Perhaps the best poetic analogue to the self-portrait is the sonnet, that form with just enough room for a face, an about-face, and a final reflection. How do we fit ourselves into or fight against the framings we inherit? What room do we have to choose? In Hayes’ stunning recent book, American Sonnets For My Past and Future Assassin (Penguin, 2018), one sonnet begins, “I lock you into an American sonnet that is part prison, / Part panic closet,” and I think about locking gazes. The poem ends:
I make you a box of darkness with a bird in its heart.
Voltas of acoustics, instinct & metaphor. It is not enough
To love you. It is not enough to want you destroyed.
This reminds me of Ashbery’s final address to the artist in “Self-Portrait in a Convex Mirror.” The chamber in the poem where self and reflection are facing off has become the kind of chamber that holds a bullet:
Therefore I beseech you, withdraw that hand,
Offer it no longer as a shield or greeting,
The shield of a greeting, Francesco:
There is room for one bullet in the chamber:
Our looking through the wrong end
Of the telescope as you fall back at a speed
Faster than that of light to flatten ultimately
Among the features of the room, an invitation
Never mailed, the "it was all a dream"
Syndrome, though the "all" tells tersely
Enough how it wasn't.
What is the end or the aim of a self-portrait? In another Hayes sonnet, one obsessed with endings, every sentence in the poem ends with “life.” The poems Hayes reflects on challenge us to reflect on our life sentences:
Rilke ends his sonnet "Archaic Torso of Apollo saying
"You must change your life." James Wright ends "Lying
In a Hammock at William Duffy's Farm in Pine Island,
Minnesota" saying "I have wasted my life." Ruth Stone ends
"A Moment" saying "You do not want to repeat my life."

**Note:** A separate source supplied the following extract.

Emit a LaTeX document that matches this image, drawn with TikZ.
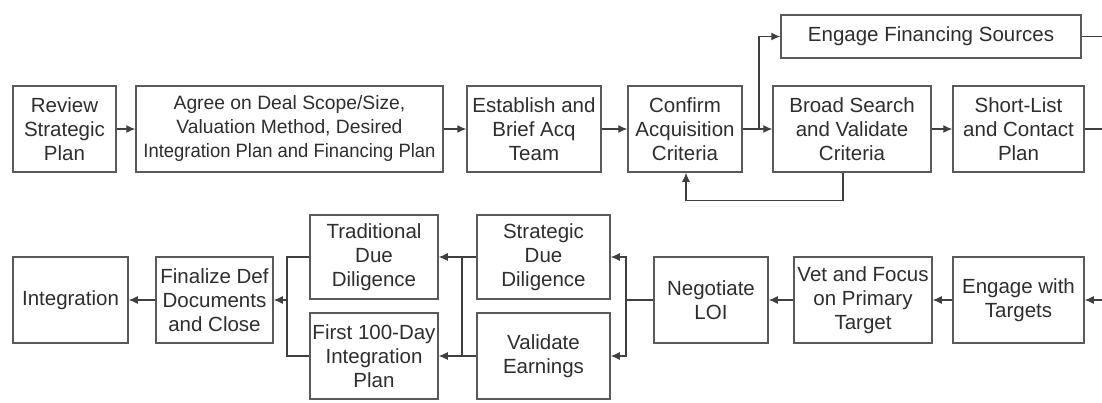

A minute seed with a giant soul kicking inside it at the end
And beginning of life. After the opening scene where
A car bomb destroys the black detective's family, there are
Several scenes of our hero at the edge of life. A shootout
In an African American Folk Museum, a shootout
In the middle of an interstate rest stop parking lot,
A barn shootout endangering the farm life. I live a life
That burns a hole through life, that leaves a scar for life,
That makes me weep for another life. Define life.